Short problem -> Copy exactly, and only, the lines below from the first through the one containing "const DY = -8;", both included; pictures are omitted.

════

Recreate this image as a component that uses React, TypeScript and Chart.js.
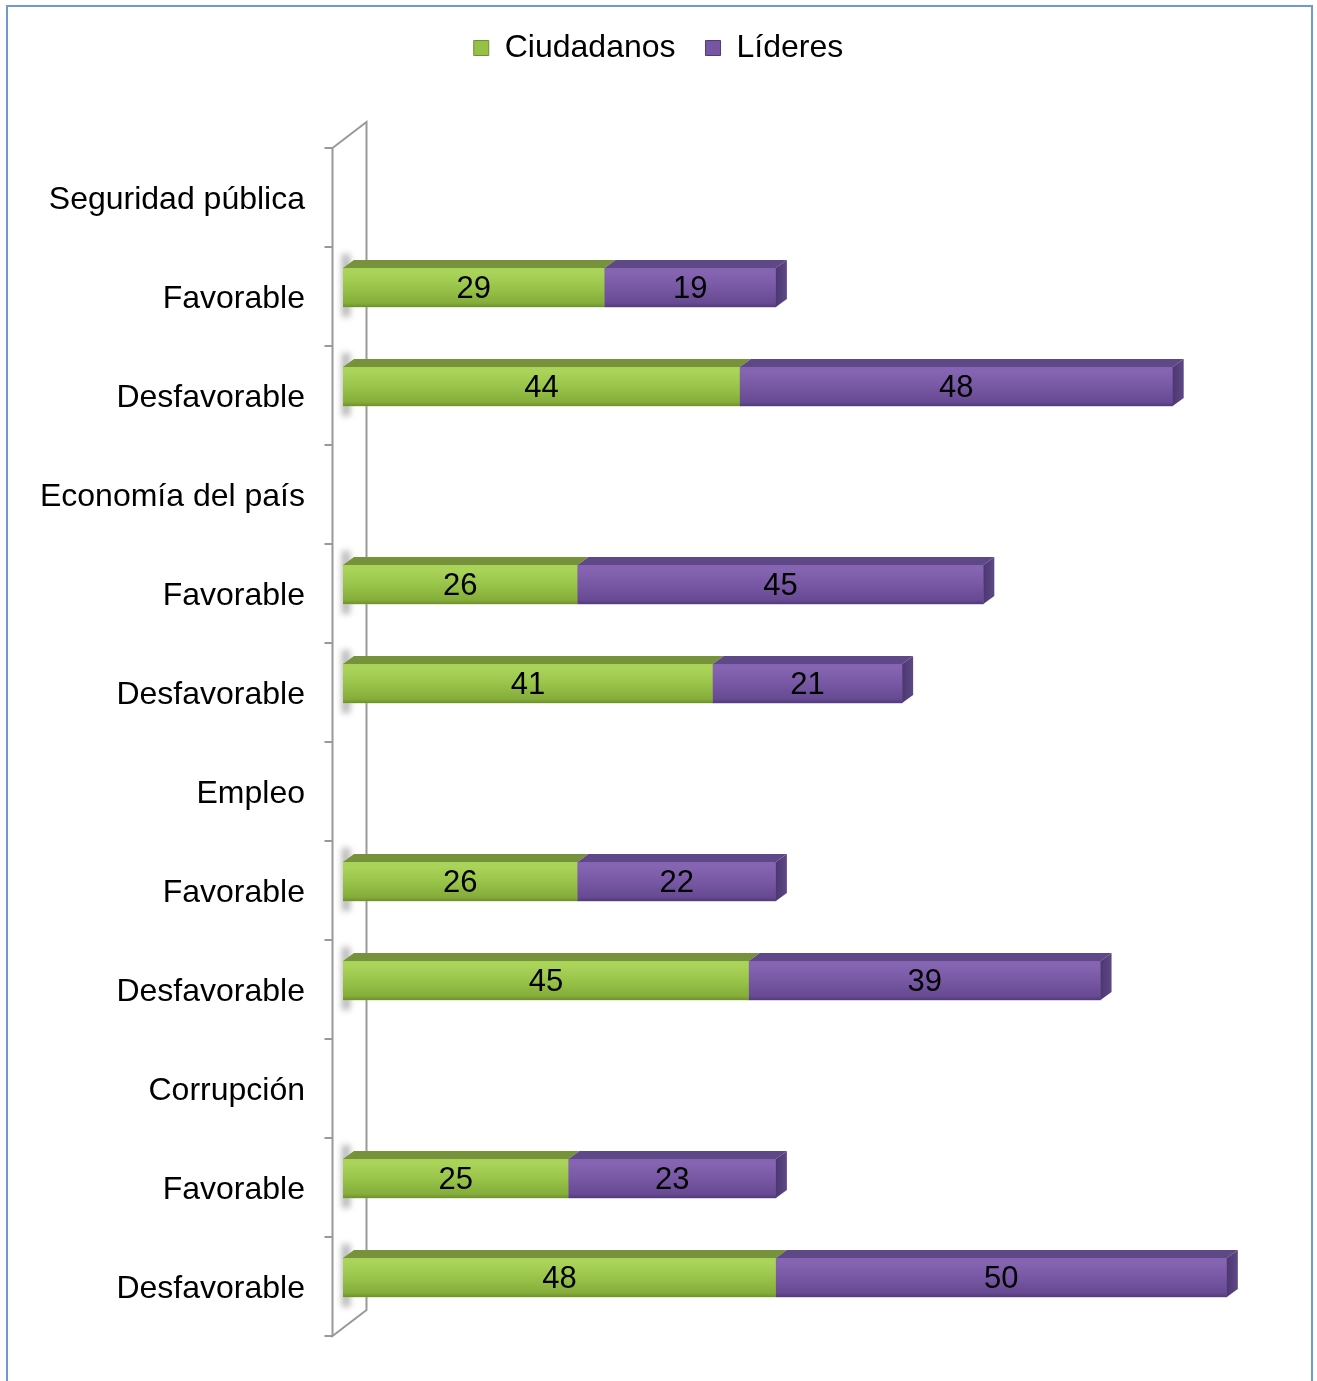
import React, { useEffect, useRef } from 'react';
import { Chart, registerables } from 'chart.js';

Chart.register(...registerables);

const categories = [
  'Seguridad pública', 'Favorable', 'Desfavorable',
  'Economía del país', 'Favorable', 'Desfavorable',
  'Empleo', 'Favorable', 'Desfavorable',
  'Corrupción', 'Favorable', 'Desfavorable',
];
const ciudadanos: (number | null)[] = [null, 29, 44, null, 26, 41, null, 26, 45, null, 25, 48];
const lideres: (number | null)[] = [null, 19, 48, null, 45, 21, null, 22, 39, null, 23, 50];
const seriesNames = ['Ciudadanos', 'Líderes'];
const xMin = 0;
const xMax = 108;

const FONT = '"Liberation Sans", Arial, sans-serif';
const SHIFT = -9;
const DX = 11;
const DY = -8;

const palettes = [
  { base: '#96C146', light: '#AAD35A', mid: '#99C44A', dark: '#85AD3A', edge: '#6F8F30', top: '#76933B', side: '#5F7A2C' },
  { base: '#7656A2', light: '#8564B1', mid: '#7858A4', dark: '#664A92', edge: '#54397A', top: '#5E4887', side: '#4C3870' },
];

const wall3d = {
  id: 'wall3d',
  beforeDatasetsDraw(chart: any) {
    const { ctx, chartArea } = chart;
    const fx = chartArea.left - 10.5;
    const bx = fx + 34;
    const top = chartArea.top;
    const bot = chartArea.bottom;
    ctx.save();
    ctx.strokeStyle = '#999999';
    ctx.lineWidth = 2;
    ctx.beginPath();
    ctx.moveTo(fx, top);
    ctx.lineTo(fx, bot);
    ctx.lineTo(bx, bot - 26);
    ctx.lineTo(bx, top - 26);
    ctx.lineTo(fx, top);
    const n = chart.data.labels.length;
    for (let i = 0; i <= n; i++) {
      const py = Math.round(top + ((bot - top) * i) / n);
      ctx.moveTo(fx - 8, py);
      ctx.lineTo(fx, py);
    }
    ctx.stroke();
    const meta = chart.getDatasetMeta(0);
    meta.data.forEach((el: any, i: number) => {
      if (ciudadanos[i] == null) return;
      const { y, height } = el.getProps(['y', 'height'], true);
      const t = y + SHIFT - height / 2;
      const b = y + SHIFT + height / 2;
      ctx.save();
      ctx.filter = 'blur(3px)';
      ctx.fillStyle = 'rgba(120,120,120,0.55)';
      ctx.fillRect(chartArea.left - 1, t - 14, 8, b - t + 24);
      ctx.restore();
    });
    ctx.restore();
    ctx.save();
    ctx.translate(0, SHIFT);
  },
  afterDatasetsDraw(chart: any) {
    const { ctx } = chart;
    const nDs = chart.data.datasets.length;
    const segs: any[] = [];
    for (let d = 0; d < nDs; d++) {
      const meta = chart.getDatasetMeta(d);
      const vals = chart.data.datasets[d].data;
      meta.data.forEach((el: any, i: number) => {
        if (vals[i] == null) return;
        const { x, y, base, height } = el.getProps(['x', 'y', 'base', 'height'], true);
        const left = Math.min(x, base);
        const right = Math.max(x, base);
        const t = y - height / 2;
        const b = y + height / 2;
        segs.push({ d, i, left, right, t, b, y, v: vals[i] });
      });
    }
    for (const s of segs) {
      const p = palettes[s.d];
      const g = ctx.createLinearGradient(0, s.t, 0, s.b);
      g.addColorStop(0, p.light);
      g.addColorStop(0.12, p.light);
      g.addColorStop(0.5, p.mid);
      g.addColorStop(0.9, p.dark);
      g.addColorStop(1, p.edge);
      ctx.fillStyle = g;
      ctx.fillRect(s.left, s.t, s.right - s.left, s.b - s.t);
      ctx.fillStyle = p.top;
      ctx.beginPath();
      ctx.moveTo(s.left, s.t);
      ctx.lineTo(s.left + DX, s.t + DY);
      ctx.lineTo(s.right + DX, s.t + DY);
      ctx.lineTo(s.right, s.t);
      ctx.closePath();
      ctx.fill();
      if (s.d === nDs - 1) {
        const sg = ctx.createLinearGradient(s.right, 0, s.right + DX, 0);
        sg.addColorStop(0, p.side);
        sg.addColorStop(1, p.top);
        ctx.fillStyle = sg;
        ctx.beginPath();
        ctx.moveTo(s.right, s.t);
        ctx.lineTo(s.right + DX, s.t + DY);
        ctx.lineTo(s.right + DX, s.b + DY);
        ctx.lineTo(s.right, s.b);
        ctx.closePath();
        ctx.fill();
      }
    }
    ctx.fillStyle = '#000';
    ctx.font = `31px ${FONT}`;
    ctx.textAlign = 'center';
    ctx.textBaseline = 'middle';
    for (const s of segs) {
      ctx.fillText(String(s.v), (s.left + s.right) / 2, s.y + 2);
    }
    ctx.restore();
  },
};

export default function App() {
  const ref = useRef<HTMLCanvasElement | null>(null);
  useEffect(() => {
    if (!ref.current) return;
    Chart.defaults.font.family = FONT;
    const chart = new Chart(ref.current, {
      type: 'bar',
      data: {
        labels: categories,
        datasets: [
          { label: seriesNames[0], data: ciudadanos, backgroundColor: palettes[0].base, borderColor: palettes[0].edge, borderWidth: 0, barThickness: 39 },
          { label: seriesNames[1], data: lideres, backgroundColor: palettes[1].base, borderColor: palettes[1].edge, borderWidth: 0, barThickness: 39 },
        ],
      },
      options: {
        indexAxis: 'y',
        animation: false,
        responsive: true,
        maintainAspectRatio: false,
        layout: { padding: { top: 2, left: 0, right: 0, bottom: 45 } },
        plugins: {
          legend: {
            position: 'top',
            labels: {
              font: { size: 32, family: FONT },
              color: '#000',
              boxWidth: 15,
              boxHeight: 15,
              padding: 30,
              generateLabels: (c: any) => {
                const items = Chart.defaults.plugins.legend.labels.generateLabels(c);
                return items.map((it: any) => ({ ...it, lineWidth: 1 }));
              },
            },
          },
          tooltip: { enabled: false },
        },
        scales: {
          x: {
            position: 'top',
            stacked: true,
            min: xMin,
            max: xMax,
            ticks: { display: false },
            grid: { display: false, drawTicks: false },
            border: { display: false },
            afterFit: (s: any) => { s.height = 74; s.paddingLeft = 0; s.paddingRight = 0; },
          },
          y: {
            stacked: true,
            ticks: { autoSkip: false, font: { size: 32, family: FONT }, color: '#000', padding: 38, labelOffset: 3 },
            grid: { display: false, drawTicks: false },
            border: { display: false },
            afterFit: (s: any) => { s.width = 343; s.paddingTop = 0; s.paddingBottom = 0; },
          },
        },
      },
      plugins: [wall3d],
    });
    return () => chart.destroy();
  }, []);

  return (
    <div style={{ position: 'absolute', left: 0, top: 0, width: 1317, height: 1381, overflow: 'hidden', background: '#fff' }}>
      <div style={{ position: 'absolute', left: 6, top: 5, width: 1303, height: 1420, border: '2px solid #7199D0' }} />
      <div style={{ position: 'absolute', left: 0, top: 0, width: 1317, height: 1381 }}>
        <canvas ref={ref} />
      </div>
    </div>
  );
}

════

The solution ->
Recreate this image as a component that uses React, TypeScript and Chart.js.
import React, { useEffect, useRef } from 'react';
import { Chart, registerables } from 'chart.js';

Chart.register(...registerables);

const categories = [
  'Seguridad pública', 'Favorable', 'Desfavorable',
  'Economía del país', 'Favorable', 'Desfavorable',
  'Empleo', 'Favorable', 'Desfavorable',
  'Corrupción', 'Favorable', 'Desfavorable',
];
const ciudadanos: (number | null)[] = [null, 29, 44, null, 26, 41, null, 26, 45, null, 25, 48];
const lideres: (number | null)[] = [null, 19, 48, null, 45, 21, null, 22, 39, null, 23, 50];
const seriesNames = ['Ciudadanos', 'Líderes'];
const xMin = 0;
const xMax = 108;

const FONT = '"Liberation Sans", Arial, sans-serif';
const SHIFT = -9;
const DX = 11;
const DY = -8;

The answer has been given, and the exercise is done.